Dans la procédure de faillite qui s’ensuit, les créances sont réparties en 3 classes de faillite :

  • Dans la première classe de faillite se trouvent entre autres des créances salariales et de caisses de pension des employés. Ces créances sont privilégiées.
  • Dans la deuxième classe de faillite se trouvent ensuite les créances des assurances sociales, les dépôts privilégiés qui ne sont pas couverts par la garantie des dépôts et les dépôts de prévoyance comme le pilier 3a (jusqu’à 100 000 francs). Ce n’est qu’après ces postes que les nouveaux instruments créés en urgence sont utilisés : d’abord les créances ouvertes d’ELA+ et ensuite celles du PLB.
  • Enfin, les créances non privilégiées tombent dans la troisième classe de faillite selon leur rang, c’est-à-dire que les créances prioritaires sont servies avant les créances subordonnées.

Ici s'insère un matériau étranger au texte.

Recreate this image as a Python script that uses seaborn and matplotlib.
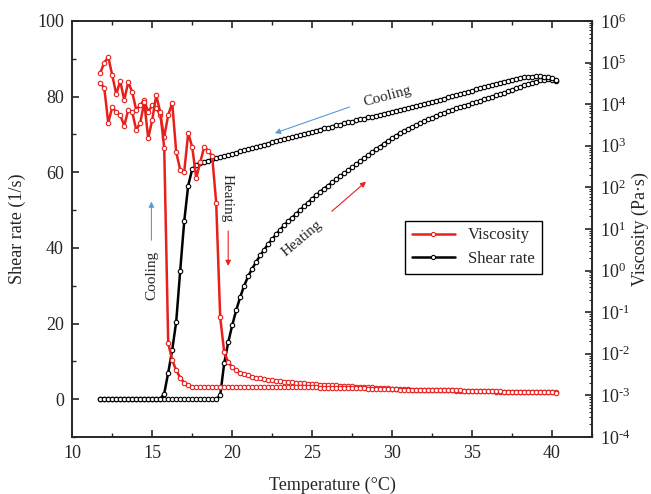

Les prêts de la BNS accordés dans le cadre de l’ELA+ n’interviennent donc que tardivement. Il faut en outre tenir compte du fait que, jusqu’à l’obtention de l’ELA+, une détérioration qualitative des actifs se produit sur le bilan d’une banque. Il s’agit en effet d’une aide supplémentaire exceptionnelle en matière de liquidités, qui n’intervient que lorsqu’une banque est déjà soumise à un stress énorme. Avant de recourir à l’ELA+, une banque tentera d’obtenir des liquidités de différentes manières :

Tout d’abord, elle vendra des actifs liquides. Ensuite, elle utilisera des actifs de haute qualité pour la facilité pour resserrements de liquidités de la BNS. En troisième lieu, elle aura recours à l’aide extraordinaire en liquidités (ELA) «normale» de la BNS, pour laquelle des garanties «suffisantes» doivent être déposées. Ce n’est que lorsqu’il n’y a plus de garanties suffisantes que les instruments non garantis ELA+ et PLB entrent en jeu en quatrième et cinquième série. Les actifs qui figurent encore au bilan sont donc illiquides et de qualité relativement mauvaise.